A speaker was addressing a group of advanced students who were about to graduate and embark on professional careers after many years of school. They may have been doctors, nurses, lawyers or counselors. The principle remains the same.
One student had a question. “How do we deal with all the stress?”
The speaker’s answer was simple, “Don’t buy a big house.”
I thought of this when I saw a forum from Julie, who was starting a business while still working in her day job.
Julie was getting extremely frustrated. She was paying a coach, a bookkeeper, a graphics specialist to prepare social media posts, and a finance pro to help her assess her financial picture.
She had the business equivalent of buying a big house…in fact, it was not unlike building a mansion.
Julie got a lot of encouragement, but that’s not what she needed. She needed a plan.
A lot of business coaches like to focus on revenue. They either ignore expenses for resources or they encourage business owners to spend more. “Don’t be afraid to invest in yourself,” they say.
I’ve known a number of business owners who enjoyed financial success, only to lose most of their hard-won assets by spending lavishly on their businesses.
I’ve also met successful business owners, those who consistently earn high income, who are very “hands on.” They buy resources and pay for support, but they watch the bottom line.
One business coach answers every query himself and makes appointments without a calendar app. He says it’s more personal and easier in the long run.
A software creator edits all her own training videos. “I know what I want to change,” she says.
A high-end business consultant makes all his own graphics. “I know how and I like it,” he says.
A successful author designs her own ebook covers with low-cost design software. “I can’t see a reason to hire a designer,” she says, although she could easily afford one.
Some coaches could criticize these business owners. They might ask the sarcastic question, “Is that really how you want to spend your time?”
But these business owners doing well enough to tell any critics to go fly a kite.
And the truth is, sometimes spending less will actually make you more successful.
(1) Know what’s out there.
In my early business days, I tried working with a bookkeeper. I had to fit into her schedule, give her lots of info and check her work. But software seemed even more time-consuming.
One day another business owner told me about a particular brand of accounting software. To my surprise, a lot of entries were automated. Many banks, credit card companies, and payment services could be set to make entries as they were posted. Every month, I can just make sure they’re classified correctly, add a few entries from the one bank that won’t integrate, and I’m done. Less than an hour ..for less than 10% of what a bookkeeper would charge.

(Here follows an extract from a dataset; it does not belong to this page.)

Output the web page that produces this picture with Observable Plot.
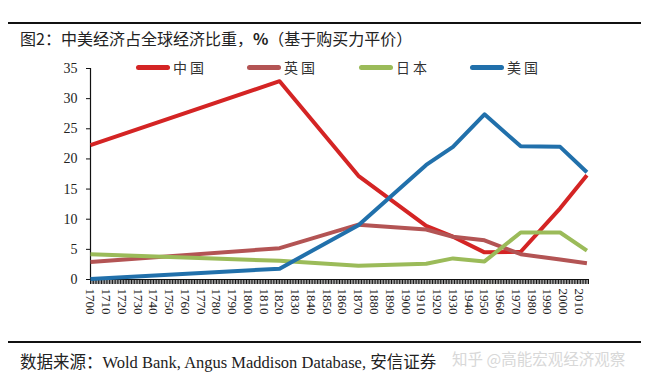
<!DOCTYPE html>
<html>
<head>
<meta charset="utf-8">
<script src="https://cdn.jsdelivr.net/npm/d3@7"></script>
<script src="https://cdn.jsdelivr.net/npm/@observablehq/plot@0.6"></script>
<style>
  html, body { margin: 0; padding: 0; background: #fff; }
  #wrap { position: relative; width: 652px; height: 388px; overflow: hidden; background: #fff; }
  .rule { position: absolute; left: 8px; width: 633px; height: 1.5px; background: #111; }
  #title { position: absolute; left: 20px; top: 26px; font-family: "Noto Sans CJK SC", sans-serif; font-size: 16px; color: #222; white-space: nowrap; }
  #source { position: absolute; left: 20px; top: 349px; font-family: "Liberation Serif", "Noto Sans CJK SC", serif; font-size: 16.5px; color: #222; white-space: nowrap; }
  #mark { position: absolute; left: 452px; top: 347px; font-family: "Noto Sans CJK SC", sans-serif; font-size: 15.5px; color: #d8d8d8; white-space: nowrap; }
  .sw { position: absolute; top: 65px; width: 34px; height: 5px; border-radius: 3px; }
  .lg { position: absolute; top: 57px; font-family: "Noto Sans CJK SC", sans-serif; font-size: 14px; color: #333; letter-spacing: 3px; }
  #chart { position: absolute; left: 0; top: 0; }
</style>
</head>
<body>
<div id="wrap">
  <div class="rule" style="top:22px"></div>
  <div id="title">图2：中美经济占全球经济比重，<b>%</b>（基于购买力平价）</div>
  <div id="chart"></div>
  <div id="legend"></div>
  <div class="rule" style="top:341px"></div>
  <div id="source">数据来源：Wold Bank, Angus Maddison Database, 安信证券</div>
  <div id="mark">知乎 @高能宏观经济观察</div>
</div>
<script>
// Data
const years = [1700, 1820, 1870, 1913, 1930, 1950, 1973, 1998, 2015];
const china = [22.3, 32.9, 17.2, 8.9, 7.1, 4.5, 4.6, 11.8, 17.3];
const uk    = [2.9, 5.2, 9.1, 8.3, 7.1, 6.5, 4.2, 3.3, 2.7];
const japan = [4.2, 3.1, 2.3, 2.6, 3.5, 3.0, 7.8, 7.8, 4.8];
const usa   = [0.1, 1.8, 9.0, 19.0, 22.0, 27.4, 22.1, 22.0, 17.8];
const countries = ["中国", "英国", "日本", "美国"];
const colors = ["#d42424", "#b35454", "#9bbb59", "#2170ab"];
const yTicks = [0, 5, 10, 15, 20, 25, 30, 35];
const decadeTicks = d3.range(1700, 2011, 10);
const yearTicks = d3.range(1700, 2017, 1);

const series = [china, uk, japan, usa];
const rows = [];
countries.forEach((c, i) => years.forEach((y, j) => rows.push({country: c, year: y, value: series[i][j]})));

const serif = "Liberation Serif, Times New Roman, serif";

const chart = Plot.plot({
  width: 652,
  height: 388,
  marginLeft: 90,
  marginRight: 64,
  marginTop: 68,
  marginBottom: 109,
  style: {background: "transparent", color: "#222"},
  x: {type: "linear", domain: [1700, 2016]},
  y: {domain: [0, 35]},
  color: {domain: countries, range: colors},
  marks: [
    Plot.axisY({ticks: yTicks, tickSize: 4, tickPadding: 9, fontSize: 14, fontFamily: serif, label: null, stroke: "#111"}),
    Plot.axisX({ticks: yearTicks, tickSize: 5, tickFormat: () => "", label: null, stroke: "#111"}),
    Plot.axisX({ticks: decadeTicks, tickSize: 0, tickPadding: 9, tickRotate: 90, tickFormat: d => String(d), fontSize: 13, fontFamily: serif, label: null}),
    Plot.ruleX([1700], {y1: 0, y2: 35, stroke: "#111", strokeWidth: 1.2}),
    Plot.ruleY([0], {stroke: "#111", strokeWidth: 1.2}),
    Plot.line(rows, {x: "year", y: "value", z: "country", stroke: "country", strokeWidth: 4, strokeLinejoin: "round", strokeLinecap: "butt"})
  ]
});
document.getElementById("chart").appendChild(chart);

// Legend
const legendX = [136, 247, 359, 470];
const legend = document.getElementById("legend");
countries.forEach((c, i) => {
  const sw = document.createElement("div");
  sw.className = "sw";
  sw.style.left = legendX[i] + "px";
  sw.style.background = colors[i];
  legend.appendChild(sw);
  const lb = document.createElement("div");
  lb.className = "lg";
  lb.style.left = (legendX[i] + 37) + "px";
  lb.textContent = c;
  legend.appendChild(lb);
});
</script>
</body>
</html>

This approach worked for my landing page software. I love the products and didn’t want to move to a cheaper product. Another colleague, teaching a webinar leader (earning a very comfortable high-end income), told us she’d just dropped to the very basic level. I did the same and, as she predicted, I don’t notice a difference.
All too often I see people opting to buy more than they need because they just don’t know what else is out there. That’s like building a mansion because you didn’t know where to find a smaller house. Ask lots of questions in mastermind groups, webinar Q&As and anyplace people in your industry hang out.
(2) When you’re moving in a new direction, make sure you understand the client’s backstory before spending significant sums to grow your business.
Get a few clients, or make a few sales, before spending large sums.
Let’s say you want to help newly divorced women deal with money challenges. Their backstories might be, “I got a big cash settlement and need to invest wisely.” Or you might hear, “I need to find a way to reach my goals on a smaller budget.”
When you tell people about your offer, they seem enthused.
Your next step is to get up a one-page website with an option for paying by Stripe, not a high-end shopping cart. You can do this yourself or pay a low-cost developer on Fiverr to set it up.
Now you call the people who seemed interested.
If they are, you’re on your way. If they hem and haw and ultimately say, “No thanks,” you’re back at the drawing board. You haven’t communicated value…or you’re targeting a “nice to have” or a group of wishful thinkers.
One business owner waited till she got a few hundred people on her list. She offered a $97 product. Ten people bought. She knew she was onto something.
Another business owner was friendly with a successful marketer. He agreed to let her have a solo email promoting her services to his huge list, in return for a share of the profits. She completely filled her consulting practice: her offer combined with his endorsement. She didn’t have even have a website.
If you put out similar feelers and get crickets, it’s tempting to throw more money at the problem. That’s like building a house before checking out the land. When I lived in the southwest, I had a neighbor who did just that; he bought the land and hired an architect before he realized he had no way to get water on the property.
The equivalent of checking for water: find your client’s backstory. Understand all the dimensions of the client’s backstory so you won’t be caught by surprise.
Ironically, some people actually earn more money when they face their budget straints. They spend money only for what’s absolutely essential to target the client’s backstory. They create a tight, focused message. They concentrate their marketing on one activity till they master it.
You can always find mentors who will urge you to hire more support and buy more software. Hold out for discovering your client’s backstory and remember: a lot of times, less will be more.